Why cancel culture is unsuccessful


Tolu Oyesanya

A graphic representing cancel culture displays different social media platforms in which cancel culture is carried out on.

Tolu Oyesanya, Reporter

Lately, the media has been whining about “cancel culture,” but I haven’t seen many people who have actually been canceled.

Cancel culture is described as boycotting, rejecting, or disengaging from a public figure due to an offensive action or controversy, but now any type of public shaming or criticism is falsely labeled “cancel culture.” This often results in a public figure being de-platformed or the loss of their career.

When a person, group, or organization does something immoral, society is justified to criticize them. This isn’t new, it’s happened for a while – a prime example being the civil rights movement. Injustice occurred, so boycotts followed. Only now with social media, this criticism is happening more rapidly and is thus dramatized.
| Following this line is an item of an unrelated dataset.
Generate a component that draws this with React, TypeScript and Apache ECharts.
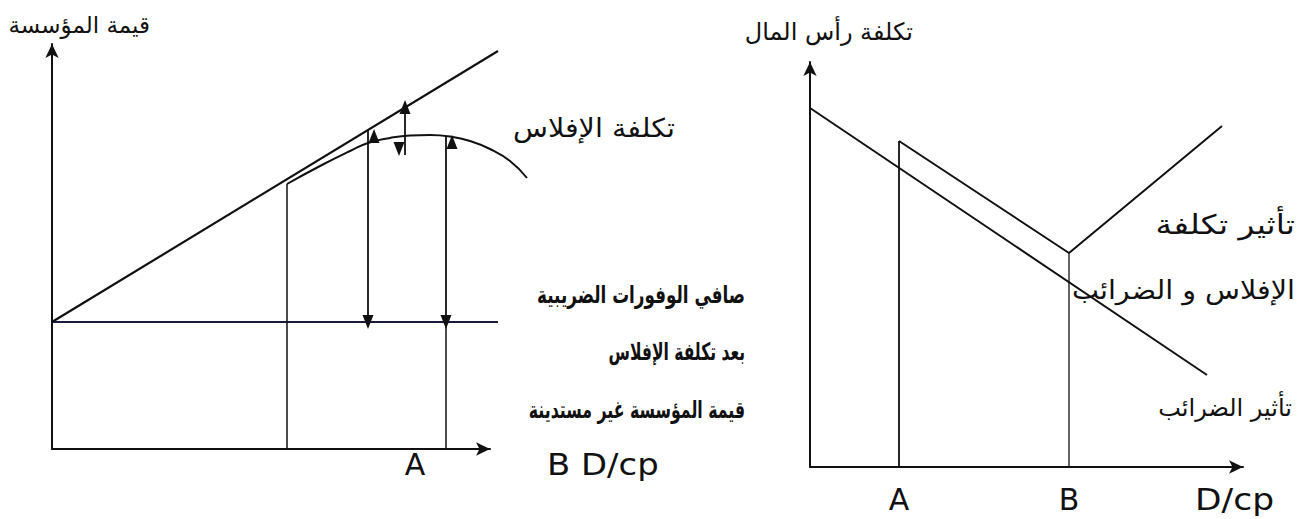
import React, { useEffect, useRef } from "react";
import * as echarts from "echarts";

// ---- Left diagram: firm value vs D/cp (units: px from origin) ----
const leftUnlevered: number[][] = [[0, 127], [446, 127]];
const leftTaxShield: number[][] = [[0, 127], [446, 398]];
const leftAfterBankruptcy: number[][] = [
  [235, 265], [268, 283], [298, 298], [316, 306], [338, 311], [358, 313.5],
  [378, 314], [398, 312.5], [418, 308], [438, 300], [458, 288], [475, 271],
];
const leftDrop: number[][] = [[235, 0], [235, 265]];
const leftPlainDrop: number[][] = [[394, 0], [394, 127]];
const leftArrows: number[][][] = [
  [[316, 127], [316, 319]],
  [[353, 342], [353, 294]],
  [[394, 127], [394, 313]],
];
const leftTickValues = [363];
const leftTickLabels = ["A"];

// ---- Right diagram: cost of capital vs D/cp ----
const rightTax: number[][] = [[0, 359], [397, 92]];
const rightTotal: number[][] = [[89, 326], [259, 214], [412, 341]];
const rightDropA: number[][] = [[89, 0], [89, 326]];
const rightDropB: number[][] = [[259, 0], [259, 214]];
const rightTickValues = [89, 259];
const rightTickLabels = ["A", "B"];

const INK = "#111";
const LATIN = "DejaVu Sans";
const ARABIC = "DejaVu Sans";

function axisLineCfg() {
  return {
    show: true,
    onZero: false,
    symbol: ["none", "arrow"],
    symbolSize: [10, 14],
    lineStyle: { color: INK, width: 2 },
  };
}

const hiddenAxis = (gridIndex: number, max: number) => ({
  type: "value", gridIndex, min: 0, max, show: false,
  axisLine: { show: false }, axisTick: { show: false }, splitLine: { show: false }, axisLabel: { show: false },
});

function lineSeries(data: number[][], idx: number, width: number, color = INK, smooth: any = false, extra: any = {}) {
  return {
    type: "line",
    xAxisIndex: idx,
    yAxisIndex: idx,
    data,
    symbol: "none",
    smooth,
    clip: false,
    silent: true,
    lineStyle: { color, width },
    ...extra,
  };
}

function txt(text: string, x: number, y: number, size: number, align: string, bold = false, sx = 1, sy = 1, family = ARABIC) {
  return {
    type: "text",
    x,
    y,
    scaleX: sx,
    scaleY: sy,
    silent: true,
    style: {
      text,
      fontSize: size,
      fontFamily: family,
      fontWeight: bold ? "bold" : "normal",
      fill: INK,
      align,
      verticalAlign: "middle",
    },
  };
}

export default function App() {
  const ref = useRef<HTMLDivElement>(null);
  useEffect(() => {
    if (!ref.current) return;
    const chart = echarts.init(ref.current, undefined, { renderer: "svg" });
    chart.setOption({
      animation: false,
      backgroundColor: "#fff",
      grid: [
        { left: 52, top: 44, width: 438, height: 405 },
        { left: 810, top: 62, width: 433, height: 405 },
        { left: 52, top: 44, width: 490, height: 405 },
      ],
      xAxis: [
        {
          type: "value", gridIndex: 0, min: 0, max: 438,
          axisLine: axisLineCfg(), axisTick: { show: false }, splitLine: { show: false },
          axisLabel: {
            customValues: leftTickValues,
            formatter: (v: number) => leftTickLabels[leftTickValues.indexOf(v)] ?? "",
            fontSize: 30, fontFamily: LATIN, color: INK, margin: 0,
          },
        },
        {
          type: "value", gridIndex: 1, min: 0, max: 433,
          axisLine: axisLineCfg(), axisTick: { show: false }, splitLine: { show: false },
          axisLabel: {
            customValues: rightTickValues,
            formatter: (v: number) => rightTickLabels[rightTickValues.indexOf(v)] ?? "",
            fontSize: 30, fontFamily: LATIN, color: INK, margin: 17,
          },
        },
        hiddenAxis(2, 490),
      ],
      yAxis: [
        {
          type: "value", gridIndex: 0, min: 0, max: 405,
          axisLine: axisLineCfg(), axisTick: { show: false }, splitLine: { show: false }, axisLabel: { show: false },
        },
        {
          type: "value", gridIndex: 1, min: 0, max: 405,
          axisLine: axisLineCfg(), axisTick: { show: false }, splitLine: { show: false }, axisLabel: { show: false },
        },
        hiddenAxis(2, 405),
      ],
      series: [
        lineSeries(leftUnlevered, 2, 2.2, "#1a1a3a", false, {
          markLine: {
            silent: true,
            symbol: ["triangle", "triangle"],
            symbolSize: [11, 14],
            symbolOffset: [0, 6],
            lineStyle: { color: INK, width: 1.8, type: "solid" },
            itemStyle: { color: INK },
            label: { show: false },
            emphasis: { disabled: true },
            data: leftArrows.map((a) => [{ coord: a[0] }, { coord: a[1] }]),
          },
        }),
        lineSeries(leftTaxShield, 2, 2.2),
        lineSeries(leftAfterBankruptcy, 2, 2, INK, 0.5),
        lineSeries(leftDrop, 0, 1.5),
        lineSeries(leftPlainDrop, 0, 1.5),
        lineSeries(rightTax, 1, 2),
        lineSeries(rightTotal, 1, 2),
        lineSeries(rightDropA, 1, 1.8),
        lineSeries(rightDropB, 1, 1.3),
      ],
      graphic: [
        txt("قيمة المؤسسة", 150, 25, 23, "right"),
        txt("تكلفة الإفلاس", 675, 128, 26, "right", false, 1.1),
        txt("صافي الوفورات الضريبية", 745, 295, 21, "right", true, 0.8, 1.15),
        txt("بعد تكلفة الإفلاس", 745, 352, 21, "right", true, 0.74, 1.15),
        txt("قيمة المؤسسة غير مستدينة", 745, 410, 21, "right", true, 0.75, 1.15),
        txt("B D/cp", 547, 465, 30, "left", false, 1.13, 1, LATIN),
        txt("تكلفة رأس المال", 913, 32, 24, "right"),
        txt("تأثير تكلفة", 1295, 225, 27, "right", false, 1.22),
        txt("الإفلاس و الضرائب", 1295, 290, 26, "right", false, 1.1),
        txt("تأثير الضرائب", 1292, 408, 24, "right"),
        txt("D/cp", 1195, 500, 30, "left", false, 1.15, 1, LATIN),
      ],
    });
    return () => chart.dispose();
  }, []);
  return (
    <div
      ref={ref}
      style={{ position: "absolute", left: 0, top: 0, width: 1299, height: 519 }}
    />
  );
}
Oftentimes social media users claim to be “canceling” someone for their wrongdoings. In many cases, this couldn’t be further from the truth: they’re just sending hate messages and shaming a public figure for a short period only to quickly forget about it. One only has to consider the situation in which beauty influencer James Charles admitted to having inappropriate conversations with minors. He received a brief period of backlash, then things returned to normal. Twitter users mass-making memes and comments about a controversy do nothing. Rather than acting as a form of accountability, cancel culture behaves as a childish trend.
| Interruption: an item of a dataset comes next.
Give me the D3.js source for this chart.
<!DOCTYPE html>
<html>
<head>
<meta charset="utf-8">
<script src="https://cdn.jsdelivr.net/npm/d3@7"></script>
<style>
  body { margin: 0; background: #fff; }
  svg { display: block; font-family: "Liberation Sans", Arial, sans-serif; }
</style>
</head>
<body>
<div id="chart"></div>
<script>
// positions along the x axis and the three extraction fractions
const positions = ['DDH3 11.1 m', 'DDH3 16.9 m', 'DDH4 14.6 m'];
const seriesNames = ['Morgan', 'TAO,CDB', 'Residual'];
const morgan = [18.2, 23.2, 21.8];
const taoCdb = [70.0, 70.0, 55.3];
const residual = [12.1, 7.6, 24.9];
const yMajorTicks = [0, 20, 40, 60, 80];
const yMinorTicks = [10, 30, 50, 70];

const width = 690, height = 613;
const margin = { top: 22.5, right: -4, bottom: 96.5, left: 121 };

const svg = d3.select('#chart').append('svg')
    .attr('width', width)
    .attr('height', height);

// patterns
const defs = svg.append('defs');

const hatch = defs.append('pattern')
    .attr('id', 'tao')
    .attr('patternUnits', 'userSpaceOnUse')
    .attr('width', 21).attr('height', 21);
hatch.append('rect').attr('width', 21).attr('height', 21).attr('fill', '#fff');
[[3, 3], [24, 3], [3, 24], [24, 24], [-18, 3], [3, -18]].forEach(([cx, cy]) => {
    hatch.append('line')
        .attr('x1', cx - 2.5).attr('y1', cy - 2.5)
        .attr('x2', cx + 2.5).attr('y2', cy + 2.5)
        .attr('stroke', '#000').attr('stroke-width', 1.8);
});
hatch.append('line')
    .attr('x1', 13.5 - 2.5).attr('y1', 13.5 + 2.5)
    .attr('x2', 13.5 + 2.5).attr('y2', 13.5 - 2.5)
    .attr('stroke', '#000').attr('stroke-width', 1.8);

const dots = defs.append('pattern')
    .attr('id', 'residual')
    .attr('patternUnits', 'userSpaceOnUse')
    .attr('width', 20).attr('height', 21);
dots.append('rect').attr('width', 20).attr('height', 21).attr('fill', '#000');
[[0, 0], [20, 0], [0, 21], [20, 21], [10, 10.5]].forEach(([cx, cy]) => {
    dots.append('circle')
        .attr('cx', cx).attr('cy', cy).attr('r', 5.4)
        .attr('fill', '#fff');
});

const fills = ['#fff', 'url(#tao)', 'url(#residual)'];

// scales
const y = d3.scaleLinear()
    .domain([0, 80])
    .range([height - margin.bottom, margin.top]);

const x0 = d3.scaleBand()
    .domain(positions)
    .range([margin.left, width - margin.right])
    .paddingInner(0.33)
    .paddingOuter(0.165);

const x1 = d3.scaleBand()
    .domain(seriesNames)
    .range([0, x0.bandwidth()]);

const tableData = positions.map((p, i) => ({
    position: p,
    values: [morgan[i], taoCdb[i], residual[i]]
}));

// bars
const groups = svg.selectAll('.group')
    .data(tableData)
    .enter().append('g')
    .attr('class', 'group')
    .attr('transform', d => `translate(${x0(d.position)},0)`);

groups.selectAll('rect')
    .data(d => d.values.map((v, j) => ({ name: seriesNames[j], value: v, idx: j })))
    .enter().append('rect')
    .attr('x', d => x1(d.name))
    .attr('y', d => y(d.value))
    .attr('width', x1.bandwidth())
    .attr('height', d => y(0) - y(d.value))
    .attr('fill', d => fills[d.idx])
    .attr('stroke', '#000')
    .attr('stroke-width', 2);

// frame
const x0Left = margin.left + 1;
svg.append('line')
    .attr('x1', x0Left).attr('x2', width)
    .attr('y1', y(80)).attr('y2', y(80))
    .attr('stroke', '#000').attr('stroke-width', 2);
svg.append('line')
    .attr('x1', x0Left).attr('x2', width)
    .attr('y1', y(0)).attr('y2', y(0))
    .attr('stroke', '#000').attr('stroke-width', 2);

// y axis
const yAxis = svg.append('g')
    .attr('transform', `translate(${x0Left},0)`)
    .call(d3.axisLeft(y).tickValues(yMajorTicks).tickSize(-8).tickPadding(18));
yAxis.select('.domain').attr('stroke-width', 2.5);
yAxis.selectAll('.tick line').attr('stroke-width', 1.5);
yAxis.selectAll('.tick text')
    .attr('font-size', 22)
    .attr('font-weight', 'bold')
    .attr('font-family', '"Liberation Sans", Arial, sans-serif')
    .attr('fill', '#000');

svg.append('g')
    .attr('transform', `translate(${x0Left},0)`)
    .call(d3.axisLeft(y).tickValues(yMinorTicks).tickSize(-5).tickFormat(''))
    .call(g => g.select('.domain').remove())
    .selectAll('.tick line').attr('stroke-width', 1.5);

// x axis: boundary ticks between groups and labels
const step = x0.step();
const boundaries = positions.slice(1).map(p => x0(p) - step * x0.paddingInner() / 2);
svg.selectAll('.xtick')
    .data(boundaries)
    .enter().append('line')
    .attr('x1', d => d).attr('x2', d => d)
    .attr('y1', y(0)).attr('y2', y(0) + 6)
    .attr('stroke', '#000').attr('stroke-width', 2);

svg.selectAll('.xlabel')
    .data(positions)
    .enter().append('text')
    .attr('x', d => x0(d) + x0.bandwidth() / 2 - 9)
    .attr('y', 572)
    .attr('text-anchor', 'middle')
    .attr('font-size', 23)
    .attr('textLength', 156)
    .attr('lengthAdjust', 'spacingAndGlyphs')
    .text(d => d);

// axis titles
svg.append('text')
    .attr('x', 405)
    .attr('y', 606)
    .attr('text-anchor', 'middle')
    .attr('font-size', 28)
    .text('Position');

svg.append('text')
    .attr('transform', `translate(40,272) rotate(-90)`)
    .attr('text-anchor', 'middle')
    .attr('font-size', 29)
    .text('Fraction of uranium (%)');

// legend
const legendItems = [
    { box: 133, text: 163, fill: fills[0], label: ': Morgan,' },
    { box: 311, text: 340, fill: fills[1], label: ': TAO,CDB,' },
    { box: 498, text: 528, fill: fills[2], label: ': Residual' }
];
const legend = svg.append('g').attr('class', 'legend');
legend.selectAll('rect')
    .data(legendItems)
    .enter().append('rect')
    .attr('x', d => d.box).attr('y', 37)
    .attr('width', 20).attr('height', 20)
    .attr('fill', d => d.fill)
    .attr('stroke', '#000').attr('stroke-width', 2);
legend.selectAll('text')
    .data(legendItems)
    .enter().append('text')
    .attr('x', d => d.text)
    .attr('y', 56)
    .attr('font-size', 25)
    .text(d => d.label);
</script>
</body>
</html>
Celebrities get worked up over the threat of cancel culture when in actuality they have nothing to worry about. They can make offensive comments, and at the end of the day, there will still be millions of fans to support them. That’s because as a society, the need to be entertained will always outweigh morality. Thus, problematic behavior never really has a lasting impact on one’s career and many people remain “uncancellable.”
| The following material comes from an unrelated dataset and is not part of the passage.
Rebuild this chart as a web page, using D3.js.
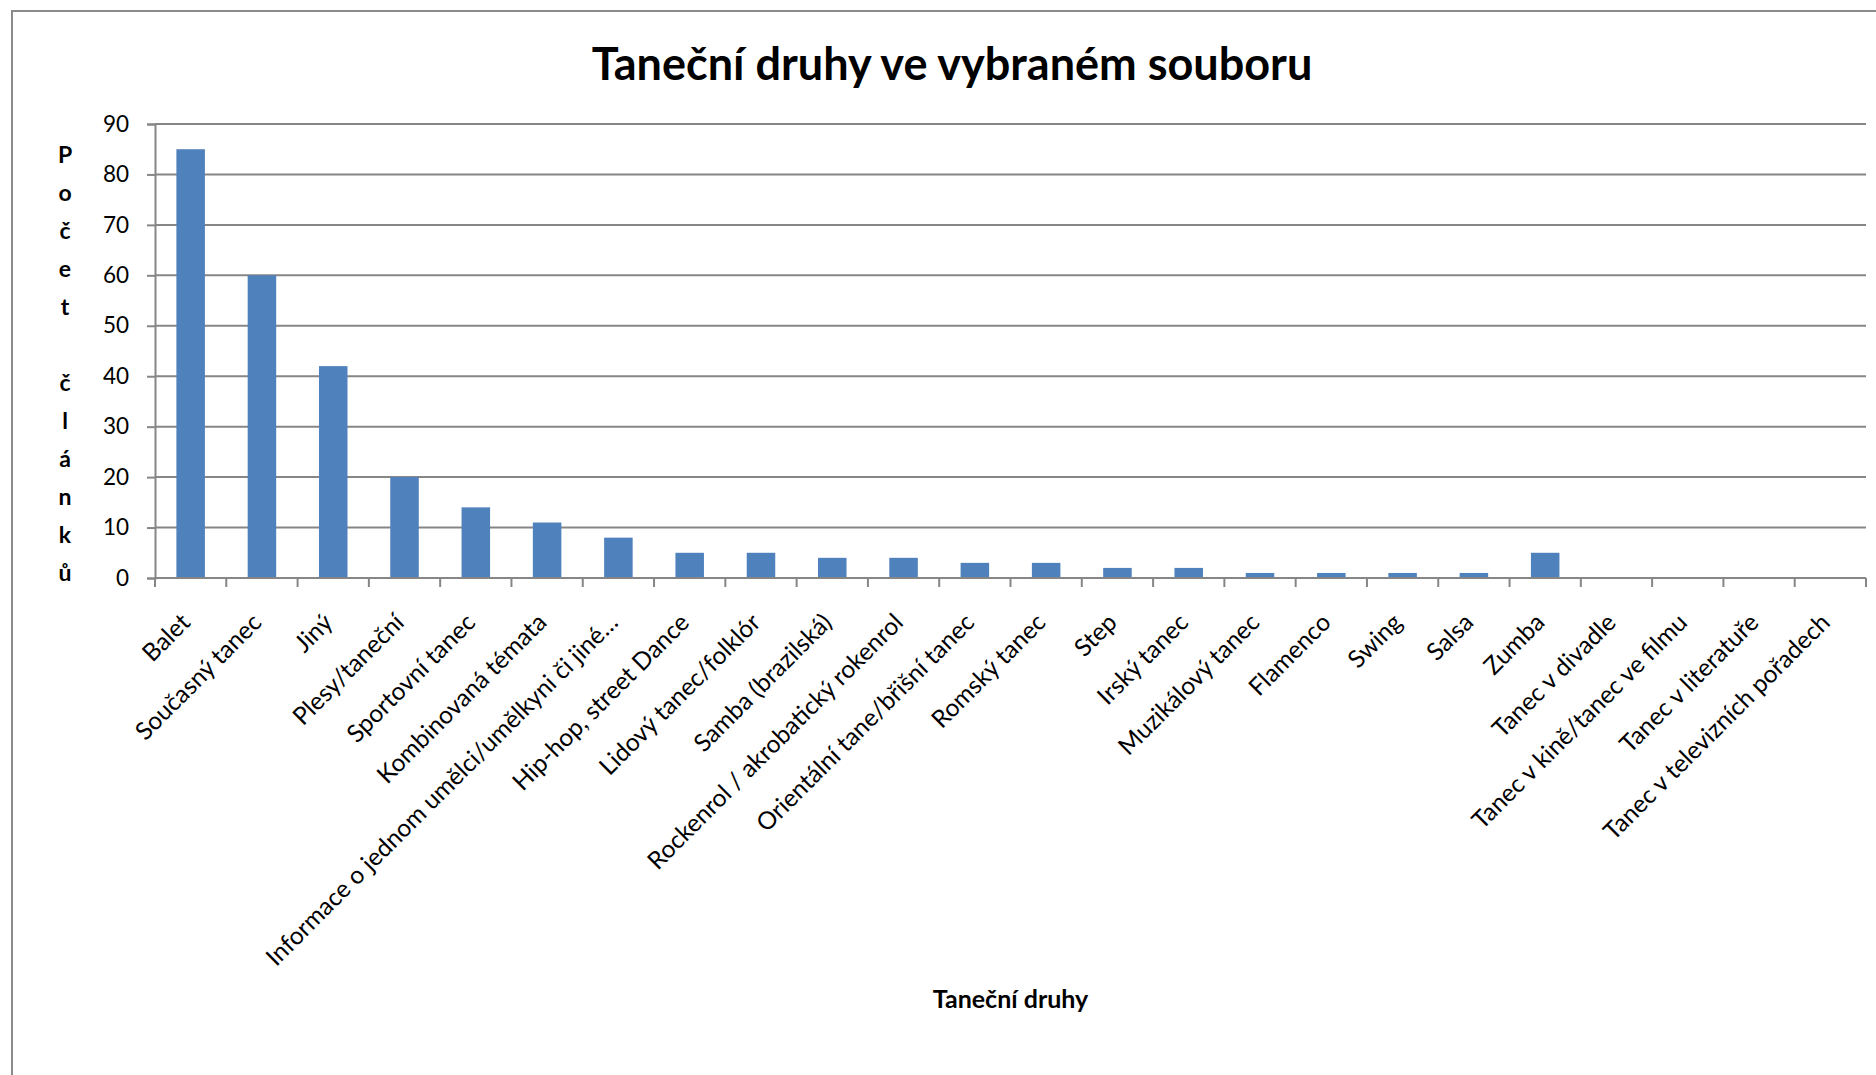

Take TikToker Sienna Mae, for example, who was exposed for sexually assaulting her ex-boyfriend-– she still has millions of followers and fans falling at her feet. And Chris Brown, who has confirmed assault charges, still has a career and a supportive fan base because many people can’t let go of his music. If cancel culture truly existed, these people would be shunned by their respective industries. However, this is not the case.

These celebrities didn’t get canceled. They got temporary backlash as a consequence of their actions, due to the natural human desire to ostracize those who violate social norms or expectations in order to maintain social order, social justice, and accountability.

These incidents don’t ruin careers, as many claim. Even worse, it’s evident that people who get “canceled” end up being more famous than they were before, with controversy only widening their platform instead of taking it away.

For example, every time social media personality Trisha Paytas gets less relevant, she does something problematic so that people talk more about her. She’s been “canceled” many times for a variety of things such as using racial slurs, spreading misinformation about DID (dissociative identity disorder), and creating a number of racist YouTube videos. She’s aware that the more controversial she is, the more views she gets, which means the more money she makes. So-called “cancel culture” ends up giving people more attention when the original goal was the opposite.

In the past few years, there has been a clear cultural shift in which, through the use of social media, marginalized groups are able to call out offensive behavior. And so those being called out negatively label the criticism as “cancel culture.”

Critics of cancel culture are typically against it because they believe it to be unfair and an inhibitor of free speech. However, it’s important to note that freedom of speech does not mean freedom from consequences.

Contrary to popular belief, cancel culture hasn’t been “taken too far.” Cancel culture does exist, but not in the enormity that people claim. What’s happening is that celebrities are struggling to adjust to the reality that certain behavior is no longer accepted by society. Rejectionists have labeled and will continue to label any form of accountability as discriminatory in order to avoid addressing the real issues at hand.

Cancel culture is often misunderstood and exaggerated in the media and the true definition has been lost. While it has existed for a long time, social media has amplified the power and reach of canceled culture. Society is justified to hold people accountable for their actions, however, its desire for entertainment more than morality is a prime reason that canceling culture will more times than not be unsuccessful.